When an NHL team struggles and fails to meet expectations, the head coach is usually the man who takes the blame and loses his job.
Rarely do the underperforming players get traded or released, even though they are normally the ones most to blame when a team loses consistently.
However, there are instances when a team has the right coach, but not the right players for his style of play.
Let's look at four NHL teams that wish they could fire their team, but keep their head coach.
The Toronto Maple Leafs have a good head coach with Stanley Cup-winning experience in Randy Carlyle. But he does not have the right kind of players to fit the physical style of hockey that his teams normally thrive in.
One of the surprises of the summer has been general manager Brian Burke’s lack of aggressiveness in free agency and in the trade market.
Without a top-six power forward who can affect games physically and be a factor offensively, the Leafs will continue to struggle in a very competitive and improved Northeast Division going into next season.
Coaching is not the reason why the core group of veterans on the San Jose Sharks—such as Joe Thornton, Patrick Marleau, and Dan Boyle—have repeatedly failed to win the the Stanley Cup over the last five to seven seasons.
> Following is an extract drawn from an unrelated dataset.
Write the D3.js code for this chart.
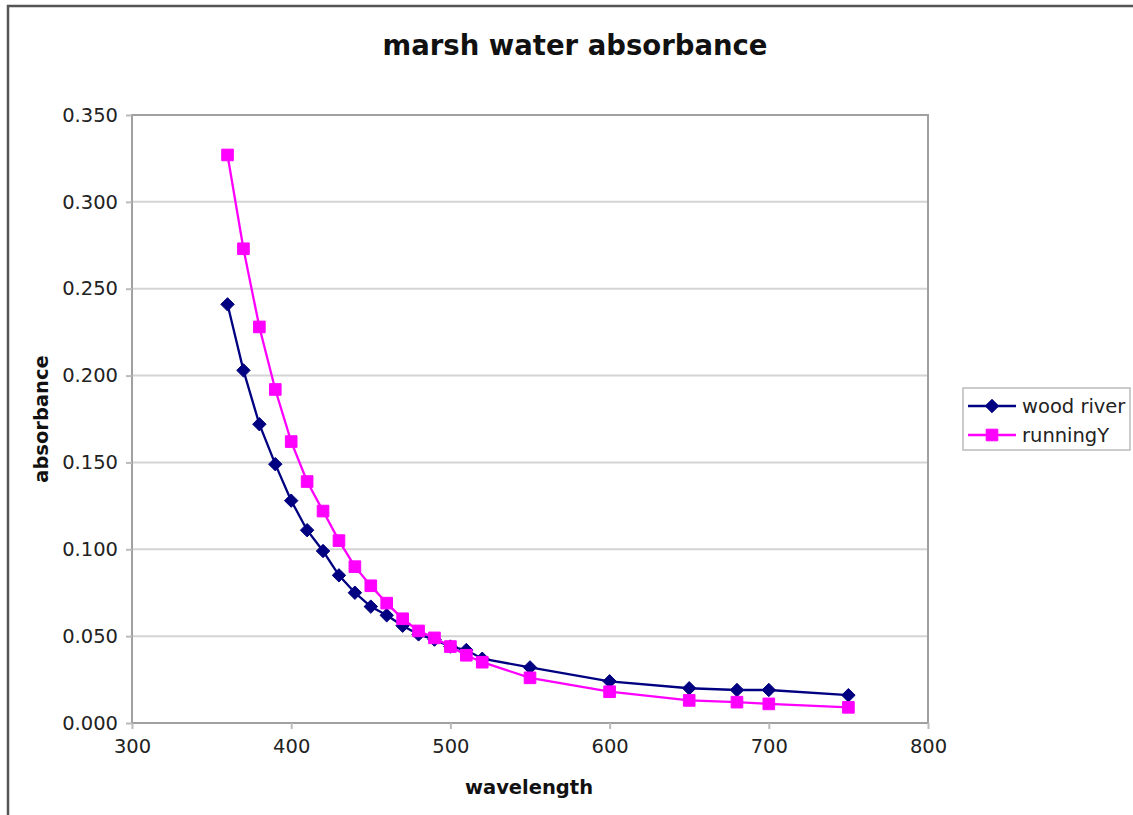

Todd McLellan is a strong head coach and is quite capable of leading a team to a championship. He just doesn't have the kind of players you need to win big games in the playoffs.
No matter how good of a coach you are, it's going to be tough to win a Stanley Cup when your best players are guys like Patrick Marleau, who, time and time again, fail to play at an elite level during the playoffs.
As long as Thornton and Marleau are leading the team, San Jose's roster won't be good enough to compete for the Stanley Cup next year or into the future.
This is a situation where it's the players who are at fault and should be replaced, not the head coach.
In the case of the Columbus Blue Jackets, it's unlikely that any notable player will want to sign with them in free agency when the franchise is in such disarray. This situation makes it difficult for the team to get rid of any important players on the roster since adding players from outside the organization will be hard to do.
The general manager and the majority of the team's players gave subpar performances last season. But with young head coach Todd Richards entering his first full season with the team, there is reason to have a little optimism surrounding the Blue Jackets going into the fall.
Richards took over for the Blue Jackets last season after Scott Arniel was fired in January. He led the team to a respectable 18-21-2 record despite the trade distractions involving former captain Rick Nash.
Now that the Calgary Flames have an experienced head coach with Stanley Cup experience in Bob Hartley, making the playoffs next season is a very realistic possibility.
Hartley won the 2001 Stanley Cup with the Colorado Avalanche and even led the Atlanta Thrashers to their first Southeast Division title in 2007.
However, it could be difficult for Hartley to lead the Flames back to the playoffs when he has a roster of players who are either overpaid, overrated or past their prime.
Unless Jay Bouwmeester, Jiri Hudler, Dennis Wideman and aging captain Jarome Iginla live up to their large salaries, this team will once again miss the playoffs and face another offseason in which the debate to rebuild or not will come up again.
The Flames should "fire" several of the players on their team by trading them away before next year's trade deadline. But if that was the plan of the franchise, Hartley probably would not have taken the job. Nevertheless, it's going to be a very interesting season in Calgary.